The Federal Government is Retreating from its Central Role in Financing Higher Education. Trump’s (R) Big Tax-and-Spending Law includes New Restrictions on how much Students can Borrow and how they Repay. The Provisions begin to Reverse the Government’s near Takeover of the $1.7 Trillion Student Lending Market over the past Six Decades.
As a Result, Families are Reassessing the Costs and Risks of College. Many are likely to turn to Private Lenders, which typically Charge Higher Interest Rates and require Creditworthy Cosigners. Those Lenders recently accounted for some 8% of outstanding Loans, according to Data from Enterval Analytics.
In particular, as many as Half of Graduate Student borrowers may take Private Loans to cover Funding Gaps, according to Jordan Matsudaira, Director of the Post-Secondary Education & Economics Research Center at American University, and former Chief Economist at the Education Department.
Republican Lawmakers say they want to Reduce Taxpayer Risk from the ballooning Federal Student Loan Portfolio while forcing Colleges to Curb their Prices. Higher Education Observers and Borrowers worry the Changes will Price-Out Middle-Class Families, and Reduce Access to Careers that require Expensive Graduate Training. “Congress has never removed benefits from existing borrowers like this,“ said Betsy Mayotte, President of the Institute of Student Loan Advisors. “This is really unprecedented.“
The Trump Administration has separately been pushing Borrowers to Resume Payments on Loans after a Pandemic Pause, threatening to Garnish Wwages of those who are in Default. The Biden (D) Administration had tried to Cancel much of Student Debt. Now, the Law imposes a Series of New borrowing Limits. Here’s what is Changing on July 1st, 2026:
Graduate Loans - are capped at borrowing $100,000 for Master’s Degrees, and $200,000 for Professional Degrees: Dental, Law, and Medical, Currently, Students can Borrow up to the Full Cost of Attendance Minus Other Aid. Parent PLUS Loans, which currently let Parents borrow up to the Full cost of Attendance for their Child’s Undergraduate Education, are capped at $20,000 Annually, and $65,000 Total per Child.The Graduate PLUS Loan Program, which allowed Graduate Students to borrow up to the Full Cost of Attendance, is being Eliminated.
Private Lenders have been Largely Shut-Out of the Graduate Lending Market since the Government began Offering Unlimited Borrowing through Grad PLUS Loans. But many of them see Opportunity. SoFi, for example, has said it wants to Expand Lending to Qualified Borrowers. “If the government backs away from providing in-school loans, Grad PLUS, etc., we’ll absolutely capture that opportunity,“ Anthony Noto, CEO of SoFi, said in an April Earnings Call. “We’d be very happy to step in for the government.”
In addition to typically Higher Rates, Private Lenders often have Less Generous Repayment Options than what the Federal Government currently Offers.
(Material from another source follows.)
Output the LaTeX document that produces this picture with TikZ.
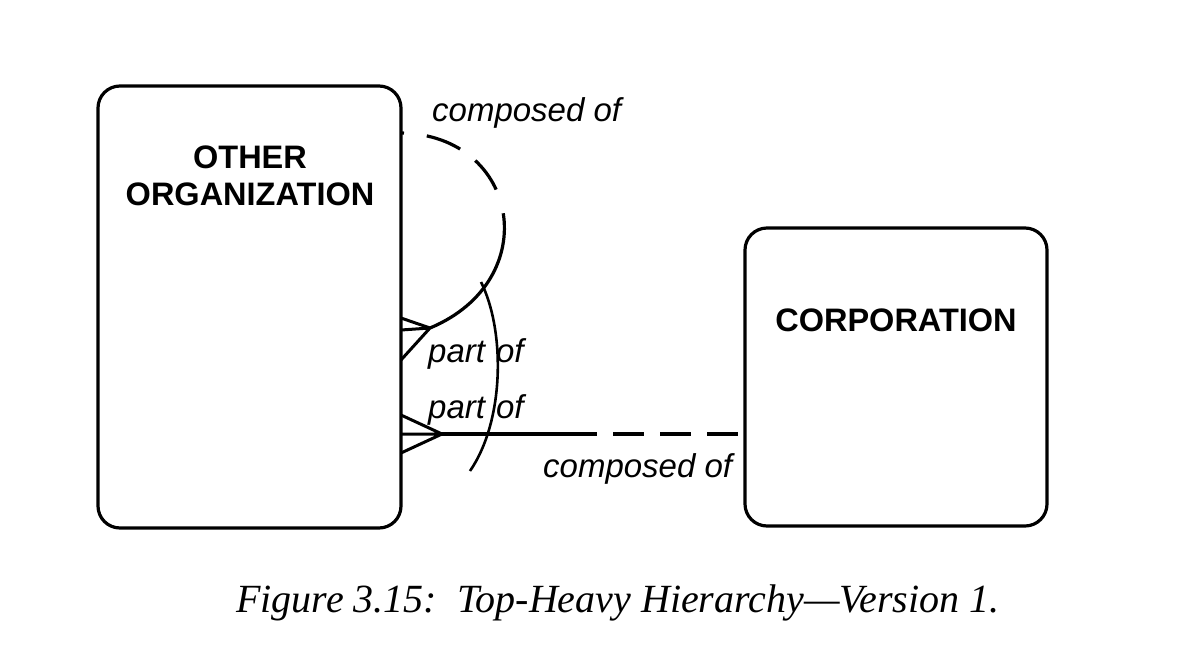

The New Law will also Eliminate most current Repayment Options for Federal Loans, including the SAVE and Pay-As-You-Earn Plans that Adjust Monthly Bills based on Income, and can lead to Forgiveness after 20 or 25 years.
Borrowers will have Two Choices: a Fixed Standard Plan or a New Income-Driven Option called the Repayment Assistance Plan (RAP), which has a $10 Mnimum Monthly Payment and Forgives Loans after 30 years of Payments. Existing Borrowers who Borrowed before July 2014, will face Payments capped at 15% of Discretionary Income under a Modified Income-based Repayment Plan, while those who borrowed between July 2014 and July 2026, will Pay 10% of Discretionary Income.
Currently, borrowers can qualify to have their Student Loan Payments Paused, if they are Earning less than Minimum Wage, on Welfare or Lost their Jobs. Under the New Law, those Unemployment and Economic Hardship Deferments are Eliminated for Borrowers who take out Loans after July 2027. During the Pandemic, Millions of Borrowers were put into Forbearance, meaning their Student Loan Payments were Paused. Under the New Law, Forbearance will be Capped at Nine months within a 24-month period for New Loans.
Some are Skeptical that Reducing Federal Financing will drive down College Costs, which have more than Doubled at Private Institutions over the past 30 years, according to the Nonprofit College Board. Instead, Students may take the Private Debt or Drop-Out entirely, says Justin Draeger, Senior Vice President for Affordability at Strada Education Foundation.
Financial Advisers say some Prospective Students may consider Lower-Cost Alternatives, such as Starting at Community Colleges before Transferring to Four-year Schools, or Choosing less Expensive Programs.
The Law has also sought to encourage Alternatives to College, such as by Expanding Pell Grant Eligibility for Students enrolled in Workforce Training Programs. Students must be Enrolled Full-Time to Qualify for the Grants. “The days of education for education’s sake are gone,” said Mayotte, of the Institute of Student Loan Advisors. “Knowing that there’s not unlimited funds for repayment, families need to be looking at lower-cost alternatives.”